PURPOSE We hypothesize that in some patients chronic obstructive pulmonary disease reveals itself in thoracic CT scans not only through the presence of emphysematous regions but also as visible changes in airway morphology. This study relates automatically extracted measures of airway morphology to lung function impairment in heavy smokers. METHOD AND MATERIALS As part of a lung cancer screening trial, 508 male current and former heavy smokers underwent low-dose CT (16x0.75mm, 120-140 kVp, 30 mAs) at full inspiration, ultra low-dose CT (90 kVp, 20 mAs) at full expiration and pulmonary function testing on the same day. In house developed software extracted and labeled the bronchial tree in both inspiration and expiration scans automatically.

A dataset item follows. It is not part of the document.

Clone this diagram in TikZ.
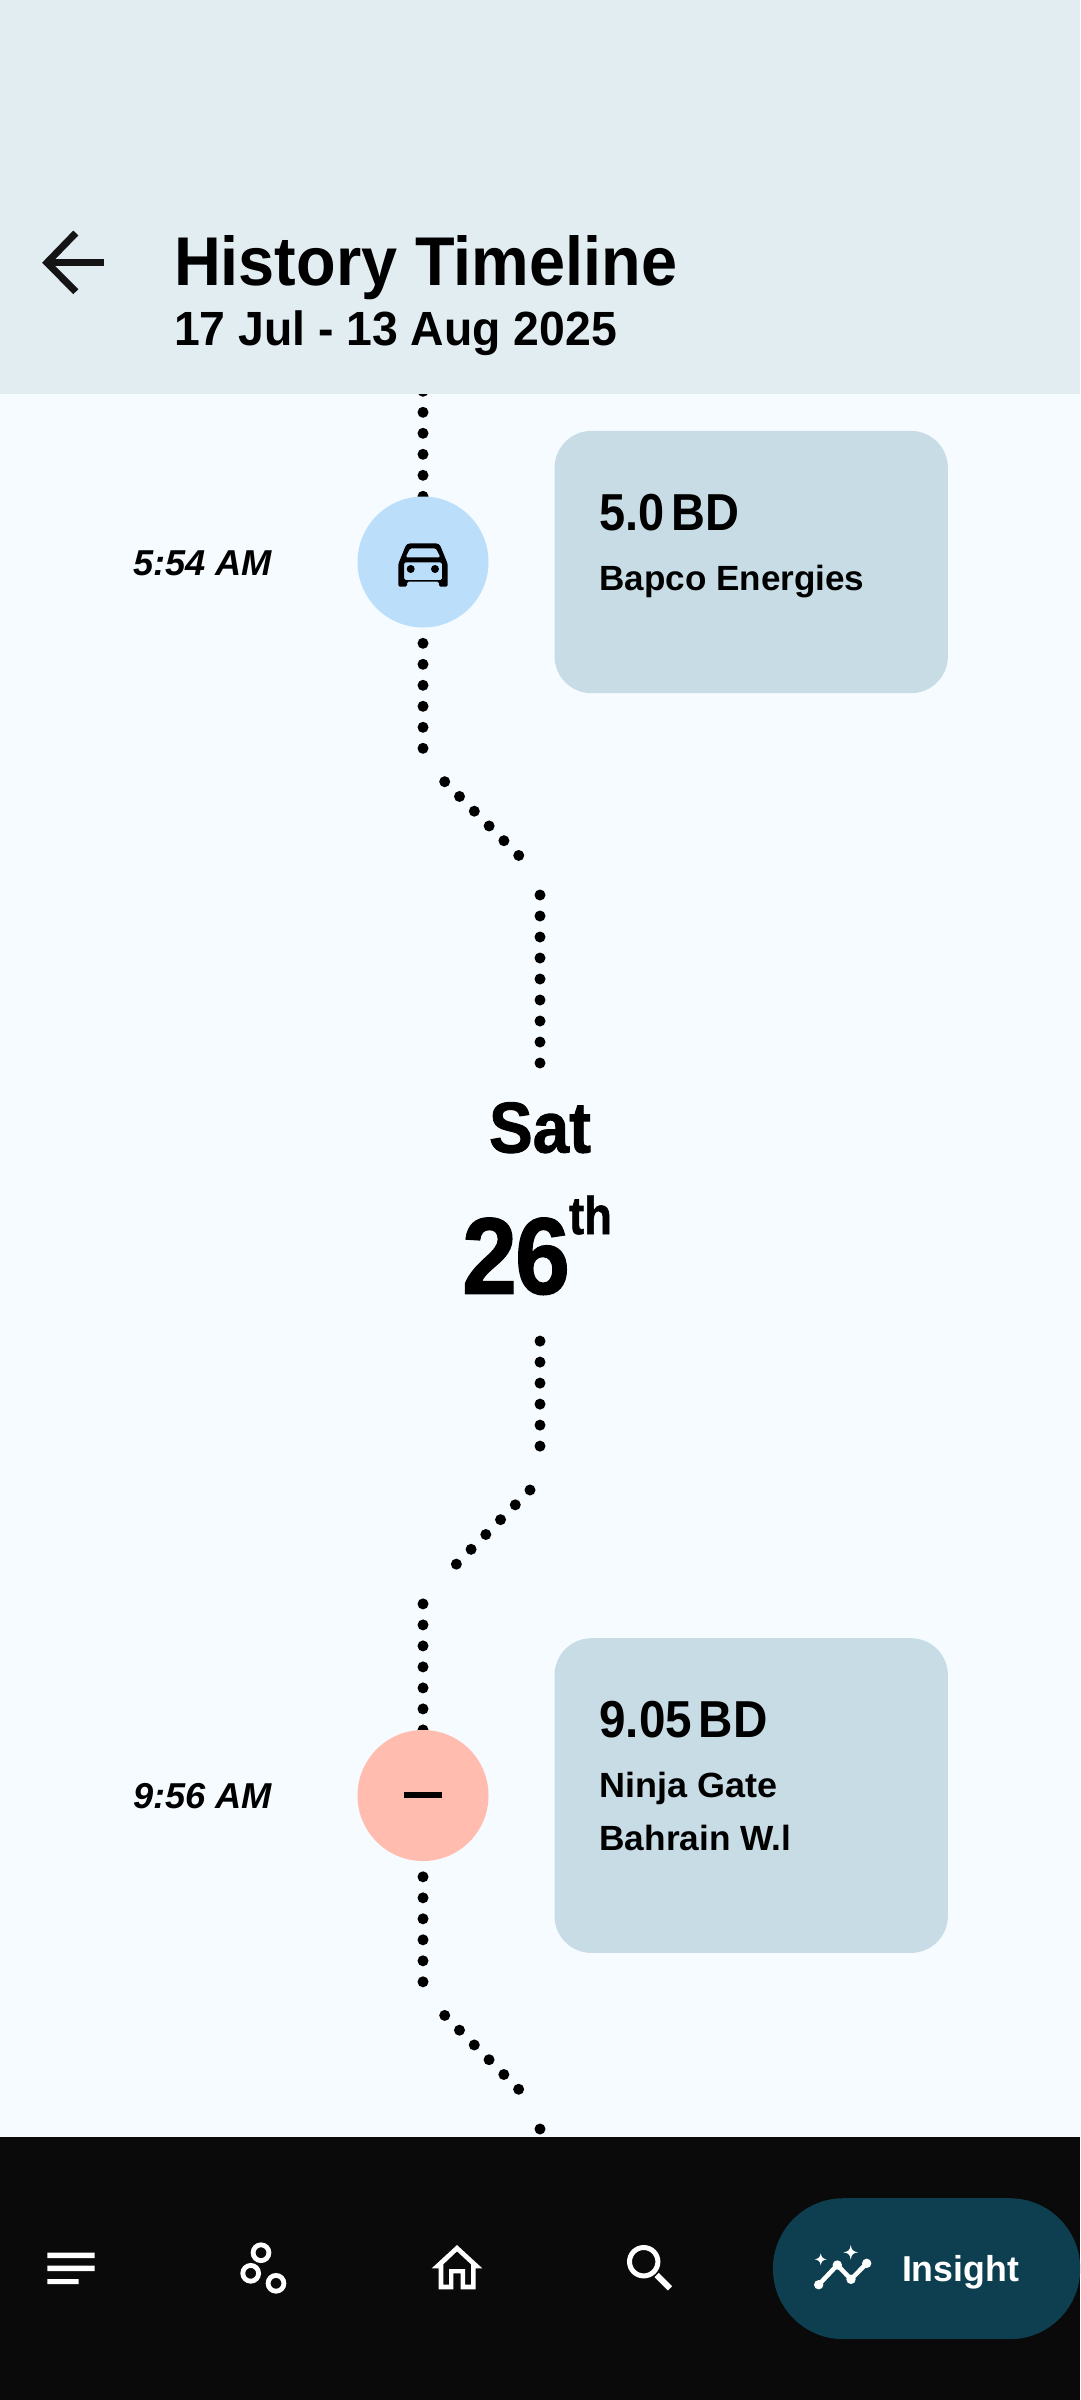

In each scan, the total number of extracted airway branches per generation, their lengths and average diameters were computed for the 32 central bronchi individually (up to the segmental level) and for the peripheral bronchi (beyond this level and up to 16th bronchial generation) pooled per generation. Ratios between measurements at inspiration and expiration were determined as well. Linear discriminant analysis was used to detect lung function impairment (defined as FEV1/FVC<0.7) from these airway measurements. Results are reported as sensitivity at a specificity level of 90%. RESULTS Lung function impairment was seen in 181 individuals (36%). It was mild (FEV1 > 80% of predicted value) in 61% and severe (FEV1 < 50%) in less than 7% of these cases. The linear discriminate analysis using all automated airway measurements was able to identify 47% of these 181 individuals. Sensitivity dropped to 40% and 20%, respectively if only measurements from inspiration or expirations scans were used. When only central or peripheral airways were evaluated, sensitivity was reduced to 36% and 38%, respectively. CONCLUSION A substantial percentage of heavy smokers with mildly impaired lung function display abnormal airway morphology that can be detected automatically from CT data. CLINICAL RELEVANCE/APPLICATION The results contribute to the knowledge about COPD. Quantitative measures of airway morphology, automatically extracted from CT data, may become a biomarker for severity and progression of COPD.